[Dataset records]
──────────────────────────────

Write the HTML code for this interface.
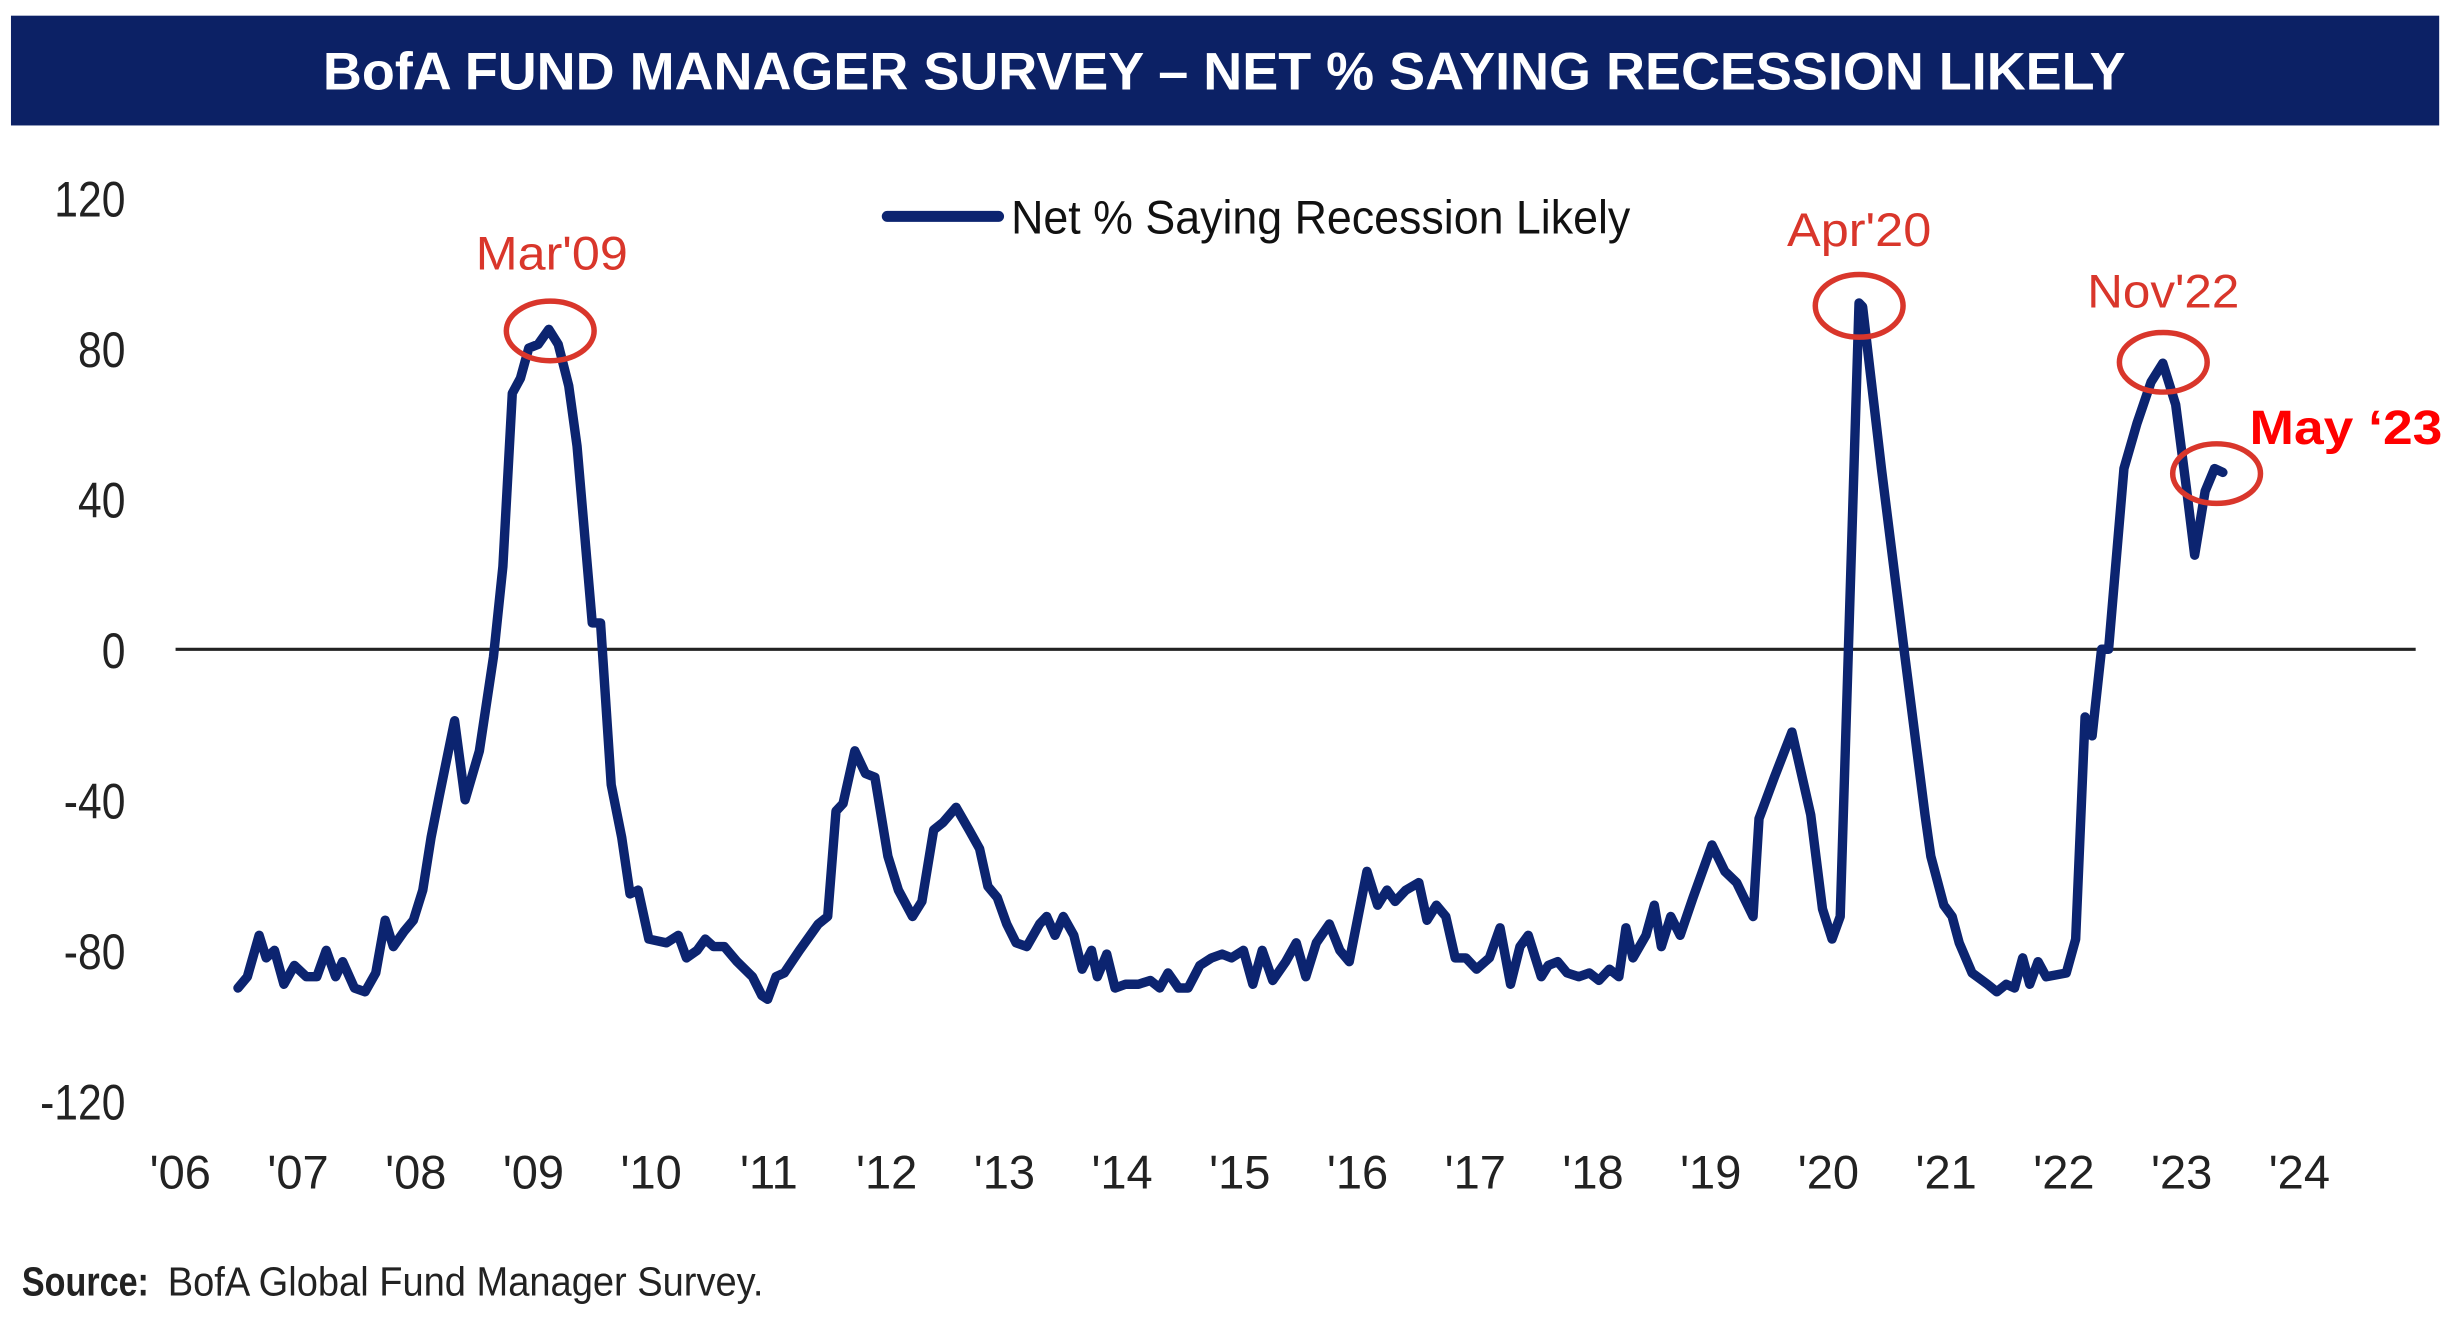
<!DOCTYPE html>
<html><head><meta charset="utf-8"><style>
html,body{margin:0;padding:0;background:#fff;width:2458px;height:1344px;overflow:hidden}
svg{display:block}
text{font-family:"Liberation Sans",sans-serif}
</style></head><body>
<svg id="chart" width="2458" height="1344" viewBox="0 0 1568 857" preserveAspectRatio="none" xmlns="http://www.w3.org/2000/svg">
<rect x="7" y="10" width="1549" height="70" fill="#0c2165"/>
<text x="781" y="57" text-anchor="middle" fill="#fff" font-size="34" font-weight="bold" textLength="1150" lengthAdjust="spacingAndGlyphs">BofA FUND MANAGER SURVEY – NET % SAYING RECESSION LIKELY</text>
<line x1="112" y1="414" x2="1541" y2="414" stroke="#222" stroke-width="2"/>
<g id="yaxis"></g>
<g id="xaxis"></g>
<path id="series" fill="none" stroke="#0c2470" stroke-width="6" stroke-linejoin="round" stroke-linecap="round"/>
<g>
<line x1="566" y1="138" x2="637" y2="138" stroke="#0c2470" stroke-width="7" stroke-linecap="round"/>
<text x="645" y="149" font-size="30" fill="#111" textLength="395" lengthAdjust="spacingAndGlyphs">Net % Saying Recession Likely</text>
</g>
<g fill="none" stroke="#d9362b" stroke-width="3.5">
<ellipse cx="351" cy="211" rx="28" ry="19"/>
<ellipse cx="1186" cy="195" rx="28" ry="20"/>
<ellipse cx="1380" cy="231" rx="28" ry="19"/>
<ellipse cx="1414" cy="302" rx="28" ry="19"/>
</g>
<text x="352" y="172" text-anchor="middle" fill="#d9362b" font-size="30" textLength="97" lengthAdjust="spacingAndGlyphs">Mar'09</text>
<text x="1186" y="157" text-anchor="middle" fill="#d9362b" font-size="30" textLength="92" lengthAdjust="spacingAndGlyphs">Apr'20</text>
<text x="1380" y="196" text-anchor="middle" fill="#d9362b" font-size="30" textLength="97" lengthAdjust="spacingAndGlyphs">Nov'22</text>
<text x="1435" y="283" fill="#ff0000" font-size="31" font-weight="bold" textLength="123" lengthAdjust="spacingAndGlyphs">May ‘23</text>
<text x="14" y="826" font-size="26" fill="#222" font-weight="bold" textLength="81" lengthAdjust="spacingAndGlyphs">Source:</text>
<text x="107" y="826" font-size="26" fill="#222" textLength="380" lengthAdjust="spacingAndGlyphs">BofA Global Fund Manager Survey.</text>
</svg>
<script>
const yTicks = [120, 80, 40, 0, -40, -80, -120];
const yTickLabels = ["120", "80", "40", "0", "-40", "-80", "-120"];
const xTickYears = [2006,2007,2008,2009,2010,2011,2012,2013,2014,2015,2016,2017,2018,2019,2020,2021,2022,2023,2024];
const xTickLabels = ["'06","'07","'08","'09","'10","'11","'12","'13","'14","'15","'16","'17","'18","'19","'20","'21","'22","'23","'24"];
const yearsSince2006 = [0.49,0.57,0.67,0.73,0.80,0.88,0.97,1.07,1.16,1.24,1.32,1.38,1.48,1.57,1.66,1.74,1.81,1.90,1.98,2.06,2.13,2.20,2.33,2.42,2.54,2.66,2.74,2.82,2.89,2.96,3.04,3.13,3.21,3.30,3.37,3.50,3.57,3.66,3.75,3.82,3.89,3.98,4.13,4.23,4.30,4.39,4.46,4.53,4.62,4.73,4.86,4.94,4.99,5.06,5.13,5.26,5.42,5.50,5.57,5.63,5.73,5.82,5.90,6.01,6.10,6.22,6.30,6.40,6.48,6.59,6.70,6.79,6.86,6.94,7.02,7.10,7.19,7.30,7.36,7.43,7.50,7.59,7.66,7.74,7.79,7.87,7.94,8.03,8.14,8.24,8.32,8.39,8.48,8.56,8.66,8.76,8.85,8.93,9.03,9.11,9.19,9.28,9.39,9.48,9.56,9.65,9.76,9.85,9.93,10.08,10.17,10.25,10.32,10.41,10.52,10.59,10.67,10.75,10.83,10.92,11.01,11.12,11.21,11.30,11.38,11.45,11.56,11.62,11.70,11.78,11.88,11.97,12.05,12.14,12.22,12.28,12.34,12.45,12.52,12.58,12.66,12.74,12.85,13.01,13.12,13.22,13.36,13.41,13.54,13.69,13.85,13.95,14.03,14.10,14.26,14.29,14.45,14.65,14.82,14.87,14.98,15.05,15.11,15.22,15.35,15.43,15.51,15.58,15.65,15.71,15.78,15.85,16.02,16.10,16.18,16.24,16.32,16.38,16.51,16.62,16.74,16.84,16.95,17.04,17.11,17.20,17.28,17.35];
const netPct = [-90,-87,-76,-82,-80,-89,-84,-87,-87,-80,-87,-83,-90,-91,-86,-72,-79,-75,-72,-64,-50,-39,-19,-40,-27,-2,22,68,72,80,81,85,81,70,54,7,7,-36,-50,-65,-64,-77,-78,-76,-82,-80,-77,-79,-79,-83,-87,-92,-93,-87,-86,-80,-73,-71,-43,-41,-27,-33,-34,-55,-64,-71,-67,-48,-46,-42,-48,-53,-63,-66,-73,-78,-79,-73,-71,-76,-71,-76,-85,-80,-87,-81,-90,-89,-89,-88,-90,-86,-90,-90,-84,-82,-81,-82,-80,-89,-80,-88,-83,-78,-87,-78,-73,-80,-83,-59,-68,-64,-67,-64,-62,-72,-68,-71,-82,-82,-85,-82,-74,-89,-79,-76,-87,-84,-83,-86,-87,-86,-88,-85,-87,-74,-82,-76,-68,-79,-71,-76,-66,-52,-59,-62,-71,-45,-34,-22,-44,-69,-77,-71,92,91,48,-2,-44,-55,-68,-71,-78,-86,-89,-91,-89,-90,-82,-89,-83,-87,-86,-77,-18,-23,0,0,48,60,71,76,65,43,25,42,48,47];

const X0 = 115, PX_PER_YEAR = 75.1, Y0 = 414, PX_PER_UNIT = 2.4;
function xScale(year){ return X0 + (year - 2006) * PX_PER_YEAR; }
function yScale(v){ return Y0 - v * PX_PER_UNIT; }
const NS = "http://www.w3.org/2000/svg";

const yAxis = document.getElementById('yaxis');
yTicks.forEach((v, i) => {
  const t = document.createElementNS(NS, 'text');
  
  
  t.setAttribute('x', 80);
  t.setAttribute('y', yScale(v) + 12);
  t.setAttribute('text-anchor', 'end');
  t.setAttribute('font-size', '32');
  t.setAttribute('fill', '#222');
  t.setAttribute('transform', 'translate(80 0) scale(0.85 1) translate(-80 0)');
  t.textContent = yTickLabels[i];
  yAxis.appendChild(t);
});

const xAxis = document.getElementById('xaxis');
xTickYears.forEach((yr, i) => {
  const t = document.createElementNS(NS, 'text');
  
  
  t.setAttribute('x', xScale(yr));
  t.setAttribute('y', 758);
  t.setAttribute('text-anchor', 'middle');
  t.setAttribute('font-size', '30');
  t.setAttribute('fill', '#222');
  t.textContent = xTickLabels[i];
  xAxis.appendChild(t);
});

let d = '';
netPct.forEach((v, i) => {
  d += (i ? 'L' : 'M') + xScale(2006 + yearsSince2006[i]).toFixed(1) + ',' + yScale(v).toFixed(1);
});
document.getElementById('series').setAttribute('d', d);
</script>
</body></html>
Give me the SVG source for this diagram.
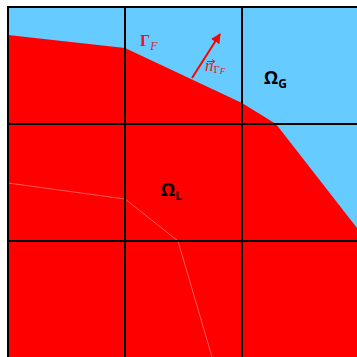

──────────────────────────────

• **GIVEN EXERCISE**: Exclude the images, then output the data above word for word.

• **TASK RESULT**:
Write the HTML code for this interface.
<!DOCTYPE html>
<html><head><meta charset="utf-8"><style>
html,body{margin:0;padding:0;background:#fff;width:2458px;height:1344px;overflow:hidden}
svg{display:block}
text{font-family:"Liberation Sans",sans-serif}
</style></head><body>
<svg id="chart" width="2458" height="1344" viewBox="0 0 1568 857" preserveAspectRatio="none" xmlns="http://www.w3.org/2000/svg">
<rect x="7" y="10" width="1549" height="70" fill="#0c2165"/>
<text x="781" y="57" text-anchor="middle" fill="#fff" font-size="34" font-weight="bold" textLength="1150" lengthAdjust="spacingAndGlyphs">BofA FUND MANAGER SURVEY – NET % SAYING RECESSION LIKELY</text>
<line x1="112" y1="414" x2="1541" y2="414" stroke="#222" stroke-width="2"/>
<g id="yaxis"></g>
<g id="xaxis"></g>
<path id="series" fill="none" stroke="#0c2470" stroke-width="6" stroke-linejoin="round" stroke-linecap="round"/>
<g>
<line x1="566" y1="138" x2="637" y2="138" stroke="#0c2470" stroke-width="7" stroke-linecap="round"/>
<text x="645" y="149" font-size="30" fill="#111" textLength="395" lengthAdjust="spacingAndGlyphs">Net % Saying Recession Likely</text>
</g>
<g fill="none" stroke="#d9362b" stroke-width="3.5">
<ellipse cx="351" cy="211" rx="28" ry="19"/>
<ellipse cx="1186" cy="195" rx="28" ry="20"/>
<ellipse cx="1380" cy="231" rx="28" ry="19"/>
<ellipse cx="1414" cy="302" rx="28" ry="19"/>
</g>
<text x="352" y="172" text-anchor="middle" fill="#d9362b" font-size="30" textLength="97" lengthAdjust="spacingAndGlyphs">Mar'09</text>
<text x="1186" y="157" text-anchor="middle" fill="#d9362b" font-size="30" textLength="92" lengthAdjust="spacingAndGlyphs">Apr'20</text>
<text x="1380" y="196" text-anchor="middle" fill="#d9362b" font-size="30" textLength="97" lengthAdjust="spacingAndGlyphs">Nov'22</text>
<text x="1435" y="283" fill="#ff0000" font-size="31" font-weight="bold" textLength="123" lengthAdjust="spacingAndGlyphs">May ‘23</text>
<text x="14" y="826" font-size="26" fill="#222" font-weight="bold" textLength="81" lengthAdjust="spacingAndGlyphs">Source:</text>
<text x="107" y="826" font-size="26" fill="#222" textLength="380" lengthAdjust="spacingAndGlyphs">BofA Global Fund Manager Survey.</text>
</svg>
<script>
const yTicks = [120, 80, 40, 0, -40, -80, -120];
const yTickLabels = ["120", "80", "40", "0", "-40", "-80", "-120"];
const xTickYears = [2006,2007,2008,2009,2010,2011,2012,2013,2014,2015,2016,2017,2018,2019,2020,2021,2022,2023,2024];
const xTickLabels = ["'06","'07","'08","'09","'10","'11","'12","'13","'14","'15","'16","'17","'18","'19","'20","'21","'22","'23","'24"];
const yearsSince2006 = [0.49,0.57,0.67,0.73,0.80,0.88,0.97,1.07,1.16,1.24,1.32,1.38,1.48,1.57,1.66,1.74,1.81,1.90,1.98,2.06,2.13,2.20,2.33,2.42,2.54,2.66,2.74,2.82,2.89,2.96,3.04,3.13,3.21,3.30,3.37,3.50,3.57,3.66,3.75,3.82,3.89,3.98,4.13,4.23,4.30,4.39,4.46,4.53,4.62,4.73,4.86,4.94,4.99,5.06,5.13,5.26,5.42,5.50,5.57,5.63,5.73,5.82,5.90,6.01,6.10,6.22,6.30,6.40,6.48,6.59,6.70,6.79,6.86,6.94,7.02,7.10,7.19,7.30,7.36,7.43,7.50,7.59,7.66,7.74,7.79,7.87,7.94,8.03,8.14,8.24,8.32,8.39,8.48,8.56,8.66,8.76,8.85,8.93,9.03,9.11,9.19,9.28,9.39,9.48,9.56,9.65,9.76,9.85,9.93,10.08,10.17,10.25,10.32,10.41,10.52,10.59,10.67,10.75,10.83,10.92,11.01,11.12,11.21,11.30,11.38,11.45,11.56,11.62,11.70,11.78,11.88,11.97,12.05,12.14,12.22,12.28,12.34,12.45,12.52,12.58,12.66,12.74,12.85,13.01,13.12,13.22,13.36,13.41,13.54,13.69,13.85,13.95,14.03,14.10,14.26,14.29,14.45,14.65,14.82,14.87,14.98,15.05,15.11,15.22,15.35,15.43,15.51,15.58,15.65,15.71,15.78,15.85,16.02,16.10,16.18,16.24,16.32,16.38,16.51,16.62,16.74,16.84,16.95,17.04,17.11,17.20,17.28,17.35];
const netPct = [-90,-87,-76,-82,-80,-89,-84,-87,-87,-80,-87,-83,-90,-91,-86,-72,-79,-75,-72,-64,-50,-39,-19,-40,-27,-2,22,68,72,80,81,85,81,70,54,7,7,-36,-50,-65,-64,-77,-78,-76,-82,-80,-77,-79,-79,-83,-87,-92,-93,-87,-86,-80,-73,-71,-43,-41,-27,-33,-34,-55,-64,-71,-67,-48,-46,-42,-48,-53,-63,-66,-73,-78,-79,-73,-71,-76,-71,-76,-85,-80,-87,-81,-90,-89,-89,-88,-90,-86,-90,-90,-84,-82,-81,-82,-80,-89,-80,-88,-83,-78,-87,-78,-73,-80,-83,-59,-68,-64,-67,-64,-62,-72,-68,-71,-82,-82,-85,-82,-74,-89,-79,-76,-87,-84,-83,-86,-87,-86,-88,-85,-87,-74,-82,-76,-68,-79,-71,-76,-66,-52,-59,-62,-71,-45,-34,-22,-44,-69,-77,-71,92,91,48,-2,-44,-55,-68,-71,-78,-86,-89,-91,-89,-90,-82,-89,-83,-87,-86,-77,-18,-23,0,0,48,60,71,76,65,43,25,42,48,47];

const X0 = 115, PX_PER_YEAR = 75.1, Y0 = 414, PX_PER_UNIT = 2.4;
function xScale(year){ return X0 + (year - 2006) * PX_PER_YEAR; }
function yScale(v){ return Y0 - v * PX_PER_UNIT; }
const NS = "http://www.w3.org/2000/svg";

const yAxis = document.getElementById('yaxis');
yTicks.forEach((v, i) => {
  const t = document.createElementNS(NS, 'text');
  
  
  t.setAttribute('x', 80);
  t.setAttribute('y', yScale(v) + 12);
  t.setAttribute('text-anchor', 'end');
  t.setAttribute('font-size', '32');
  t.setAttribute('fill', '#222');
  t.setAttribute('transform', 'translate(80 0) scale(0.85 1) translate(-80 0)');
  t.textContent = yTickLabels[i];
  yAxis.appendChild(t);
});

const xAxis = document.getElementById('xaxis');
xTickYears.forEach((yr, i) => {
  const t = document.createElementNS(NS, 'text');
  
  
  t.setAttribute('x', xScale(yr));
  t.setAttribute('y', 758);
  t.setAttribute('text-anchor', 'middle');
  t.setAttribute('font-size', '30');
  t.setAttribute('fill', '#222');
  t.textContent = xTickLabels[i];
  xAxis.appendChild(t);
});

let d = '';
netPct.forEach((v, i) => {
  d += (i ? 'L' : 'M') + xScale(2006 + yearsSince2006[i]).toFixed(1) + ',' + yScale(v).toFixed(1);
});
document.getElementById('series').setAttribute('d', d);
</script>
</body></html>
Give me the SVG source for this diagram.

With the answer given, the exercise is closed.